Date: December 21, 1955

Genre: Letter

Topic: Montgomery Bus Boycott

Details

After reading about King in Jet magazine, a fraternity brother applauds the use of Gandhian methods, asserting that “the possibilities of large scale, well disciplined, non-violent civil disobedience to segregation laws are enormous.” 1

Dear Martin,

I’ve just finished reading with a great deal of fascination and admiration about the clear headed and in many respects, unique type of fight you’ve been leading in Montgomery against bus Jim Crow. May I extend my heartiest congratulations and best wishes for success in your endeavor.

When I first saw the quotes in “Jet” of one Rev. M. L. King Jr. the name failed to ring a bell. Then when I saw your picture I exclaimed, “why there’s my good Alpha brother, Martin King!”

It seems to me that the possibilities of large scale, well disciplined, non-violent civil disobedience to segregation laws are enormous. It gives more people a sense of participating in a cause than any other technique I know of. And seated as it is in good Christian doctrine it makes it all the more difficult for the conscience of the white South to rationalize its opposition to it. In the hands of Gandhi civil disobedience proved to be a potent political weapon. It may also prove to be such in the hands of the Southern Negro.

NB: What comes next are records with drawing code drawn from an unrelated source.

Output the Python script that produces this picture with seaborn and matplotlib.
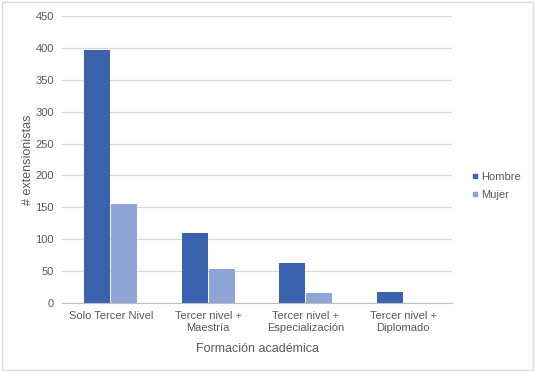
import pandas as pd
import matplotlib
matplotlib.use("Agg")
import matplotlib.pyplot as plt
import seaborn as sns

# data
categorias = ["Solo Tercer Nivel", "Tercer nivel +\nMaestría",
              "Tercer nivel +\nEspecialización", "Tercer nivel +\nDiplomado"]
hombre = [397, 110, 63, 18]
mujer = [156, 54, 15, 0]
sexos = ["Hombre", "Mujer"]
colores = ["#3A62AE", "#8FA5D6"]

df = pd.DataFrame({
    "Formacion": categorias * 2,
    "Sexo": ["Hombre"] * 4 + ["Mujer"] * 4,
    "n": hombre + mujer,
})

sns.set_style("white")
plt.rcParams["font.family"] = ["Liberation Sans", "DejaVu Sans"]

fig = plt.figure(figsize=(5.35, 3.71), dpi=100)
ax = fig.add_axes([62 / 535, 1 - 303 / 371, (452 - 62) / 535, (303 - 16) / 371])

sns.barplot(data=df, x="Formacion", y="n", hue="Sexo", hue_order=sexos,
            palette=colores, width=0.56, gap=0.05, ax=ax, saturation=1,
            linewidth=0, legend=False)

ax.set_ylim(0, 450)
ax.set_yticks(range(0, 451, 50))
ax.yaxis.grid(True, color="#D9D9D9", linewidth=0.9)
ax.set_axisbelow(True)
for s in ["top", "right", "left"]:
    ax.spines[s].set_visible(False)
ax.spines["bottom"].set_color("#BFBFBF")
ax.tick_params(axis="both", length=0, labelsize=8, colors="#595959", pad=6)
ax.set_xlabel("Formación académica", fontsize=9, color="#595959", labelpad=7)
ax.set_ylabel("# extensionistas", fontsize=9, color="#595959", labelpad=1)

# legend at right
handles = [plt.Line2D([], [], marker="s", linestyle="", color=c, markersize=3.5) for c in colores]
fig.legend(handles, sexos, loc="upper left", bbox_to_anchor=(459 / 535, 1 - 162 / 371),
           frameon=False, fontsize=8, handletextpad=0.1, labelcolor="#595959",
           labelspacing=0.7, handlelength=1.0)

# light border around the figure
fig.patches.append(plt.Rectangle((0.004, 0.004), 0.992, 0.99, transform=fig.transFigure,
                                 fill=False, edgecolor="#D9D9D9", linewidth=1))

fig.savefig("out.png", dpi=100)
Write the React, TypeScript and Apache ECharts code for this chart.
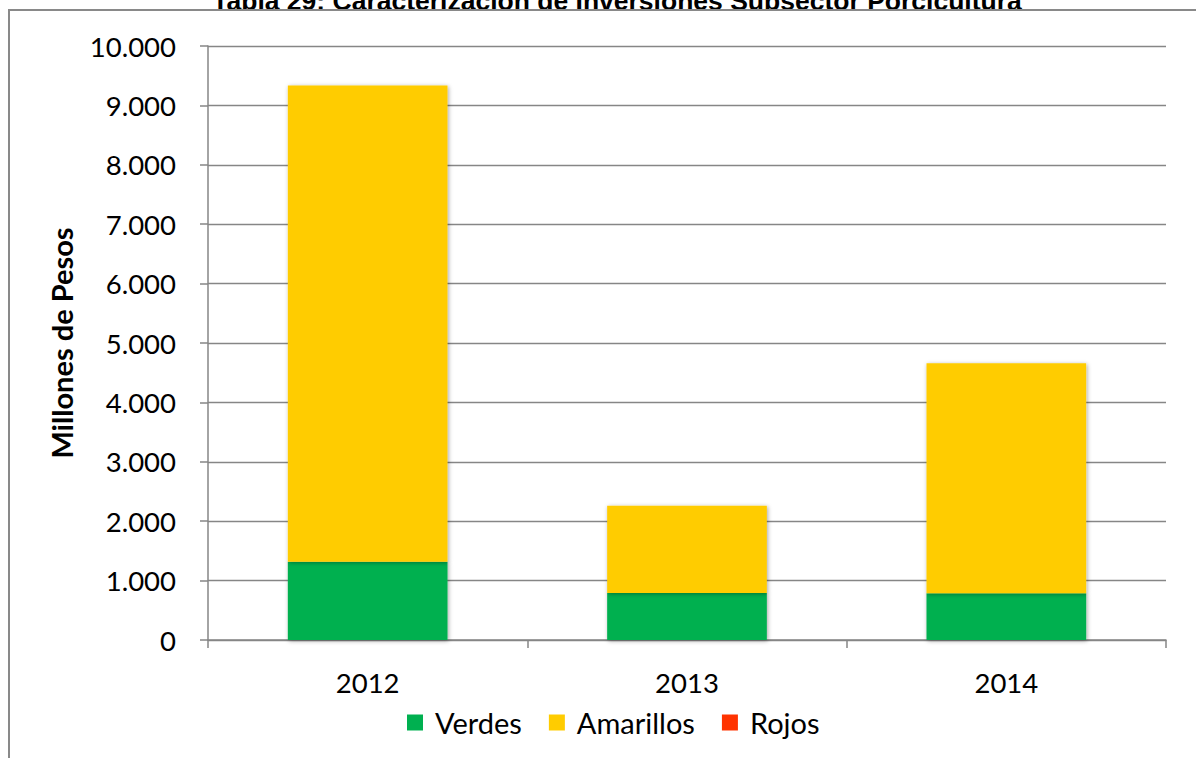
import React, { useEffect, useRef } from "react";
import * as echarts from "echarts";

const categories = ["2012", "2013", "2014"];
const verdes = [1318, 791, 788];
const amarillos = [8015, 1469, 3870];
const rojos = [0, 0, 0];
const yTicks = { min: 0, max: 10000, interval: 1000 };
const titleText = "Tabla 29: Caracterización de Inversiones Subsector Porcicultura";

const fmt = (v: number) => String(v).replace(/\B(?=(\d{3})+(?!\d))/g, ".");

export default function App() {
  const ref = useRef<HTMLDivElement>(null);
  useEffect(() => {
    document.body.style.margin = "0";
    const chart = echarts.init(ref.current!, null, { renderer: "svg" });
    const font = "Lato";
    const gray = "#868686";
    const shadow = {
      shadowBlur: 4,
      shadowColor: "rgba(0,0,0,0.35)",
      shadowOffsetX: 1,
      shadowOffsetY: 1,
    };
    chart.setOption({
      animation: false,
      backgroundColor: "#ffffff",
      grid: { left: 208, right: 30, top: 46, bottom: 118 },
      legend: {
        left: 402,
        top: 703,
        itemWidth: 16,
        itemHeight: 16,
        itemGap: 27,
        icon: "rect",
        textStyle: { fontFamily: font, fontSize: 29, color: "#000", padding: [0, 0, 0, 7] },
        data: ["Verdes", "Amarillos", "Rojos"],
      },
      xAxis: {
        type: "category",
        data: categories,
        axisLine: { lineStyle: { color: gray, width: 1.5 } },
        axisTick: { show: true, length: 8, lineStyle: { color: gray, width: 1.5 } },
        axisLabel: { fontFamily: font, fontSize: 27.5, color: "#000", margin: 28 },
      },
      yAxis: {
        type: "value",
        min: yTicks.min,
        max: yTicks.max,
        interval: yTicks.interval,
        name: "Millones de Pesos",
        nameLocation: "middle",
        nameGap: 132,
        nameRotate: 90,
        nameTextStyle: { fontFamily: font, fontSize: 29, fontWeight: "bold", color: "#000" },
        axisLine: { show: true, lineStyle: { color: gray, width: 1.5 } },
        axisTick: { show: true, length: 8, lineStyle: { color: gray, width: 1.5 } },
        axisLabel: {
          fontFamily: font,
          fontSize: 27.5,
          color: "#000",
          margin: 32,
          formatter: (v: number) => fmt(v),
        },
        splitLine: { show: true, lineStyle: { color: gray, width: 1.3 } },
      },
      series: [
        {
          name: "Verdes",
          type: "bar",
          stack: "t",
          data: verdes,
          barWidth: "50%",
          itemStyle: { color: "#00B050", ...shadow },
        },
        {
          name: "Amarillos",
          type: "bar",
          stack: "t",
          data: amarillos,
          barWidth: "50%",
          itemStyle: { color: "#FFCC00", ...shadow },
        },
        {
          name: "Rojos",
          type: "bar",
          stack: "t",
          data: rojos,
          barWidth: "50%",
          itemStyle: { color: "#FF3300" },
        },
      ],
      graphic: [
        {
          type: "text",
          x: 617,
          y: 14,
          style: {
            text: titleText,
            fontFamily: "Liberation Sans",
            fontWeight: "bold",
            fontSize: 26.5,
            fill: "#000",
            align: "center",
            verticalAlign: "bottom",
          },
        },
        {
          type: "rect",
          shape: { x: 0, y: 10, width: 1196, height: 4 },
          style: { fill: "#ffffff" },
          silent: true,
        },
        {
          type: "polyline",
          shape: { points: [[9, 758], [9, 10], [1196, 10]] },
          style: { stroke: "#898989", lineWidth: 2, fill: "none" },
          silent: true,
        },
      ],
    });
    return () => chart.dispose();
  }, []);
  return <div ref={ref} style={{ width: 1196, height: 758 }} />;
}
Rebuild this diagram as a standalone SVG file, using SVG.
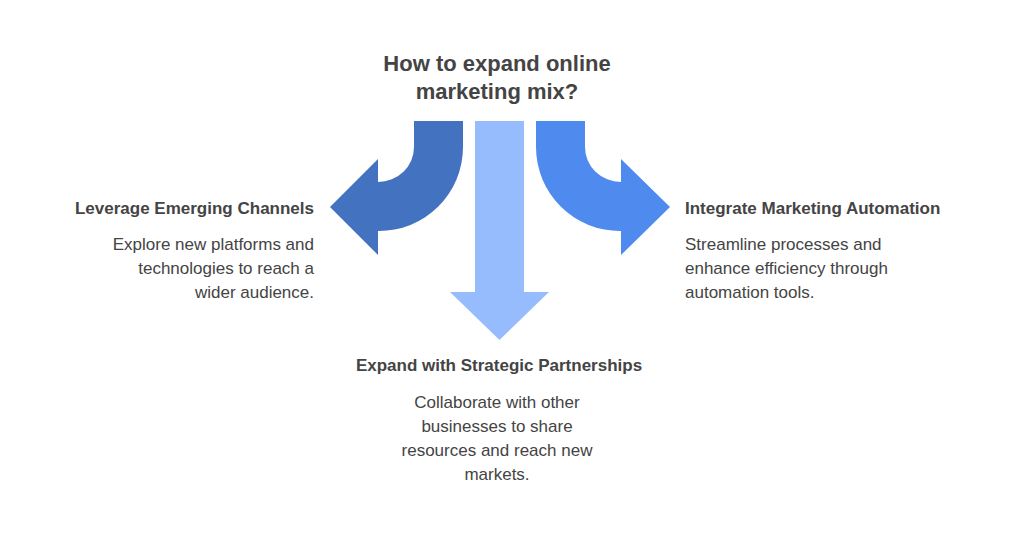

I guess I’ll have to sit on the sidelines a while and let you fellows down there carry the ball. Uncle Sam has his hands on me and it’s next to fatal to practice a little civil disobedience on a sergeant.

Well, here’s wishing you a Merry Christmas and a New Year undimmed by the spectre of bus segregation.

Fraternally yours,
[signed] Wally Carrington

1. “Negroes Stop Riding Montgomery Buses in Protest over Jim Crow,” Jet, 22 December 1955, pp. 12-15. Walter C. Carrington (1930–), born in New York City, earned his B.A. (1952) and J.D. (1955) from Harvard University. Carrington was the founding president of the college’s NAACP branch, and in 1952 he became the first student and the youngest person elected to the NAACP National Board of Directors. After graduation, Carrington served with the US. Army for two years. He was named to the Massachusetts Commission Against Discrimination in 1957 but resigned in 1961 to serve in Sierra Leone, Tunisia, and Senegal as a Peace Corps administrator, becoming director of the Peace Corps in Africa in 1969. Two years later Carrington joined the African American Institute as executive vice president and publisher of its magazine, Africa Report. After serving in a variety of political, academic, and consulting positions, Carrington was appointed ambassador to Nigeria in 1993.